Bernie Sanders would also want his pound of flesh in the Senate and energy companies as an example won't happy. While the Republicans would keep control of the House, they would be fighting with one hand tied behind their back. If Republicans maintain its lead in the Senate, we would certainly see a more effective check and balance.


"While I completely understand the markets obsession with next week's election, deservingly so considering the bizarre campaign and the two hugely flawed candidates, the winner won't be the determining factor for markets in 2017."

If Trump wins, the initial market reaction will be negative, almost Brexit like because of the unknown's he would bring to office. Yes, lower taxes and a loosening of the regulatory straight jacket that has strangled the nation's businesses would hopefully lead to quicker economic growth. But, what if he gets away with his seemingly protectionist trade agenda?

He seems to want to renegotiate every trade deal ever done and for what purpose? Protecting the American worker? Sounds great but turning the free trade tide upside down is not the way to do it. Making America a more competitive place to do business is the answer. Also, what is he going to tweet from the White House at 3am and what foreign leaders is he going to piss off?

While I completely understand the markets obsession with next week's election, deservingly so considering the bizarre campaign and the two hugely flawed candidates, the winner won't be the determining factor for markets in 2017.

That instead will be driven by what has moved the market bus over the past seven years: Central bankers. Where interest rates go from here, both market based rates and those directly moved by central banks will be the thing to watch next year.

The artificially low level of interest rates both on the short and long end of the yield curve has created asset bubbles not only in fixed income but in equities, art, antique cars, comic books, baseball cards, etc.

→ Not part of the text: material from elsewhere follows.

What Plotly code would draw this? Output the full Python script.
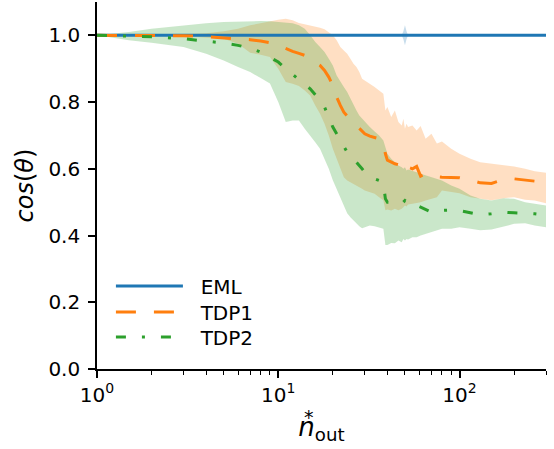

I'm of the belief that the 35-year bond bull market is over where the plunge in yields post Brexit was the final blow off. If I'm right on this and interest rates start heading higher in a more pronounced fashion, asset prices of all kinds, particularly credit and for stocks, are about to hit some major turbulence where some small rumblings are already being felt.

Bottom line, as much as who the next president will be is hugely important for many reasons, I don't want investors to lose sight of what has been the dominant factor in markets for years because that same dominant factor, a.k.a central banks, will continue to be a huge presence moving forward.

We are however reaching a MAJOR tipping point in the markets' opinion of the policies of central banks and that opinion is not for the better. Therefore, expect market turbulence and the growing odds of a recession and bear market in 2017 regardless of who wins next Tuesday.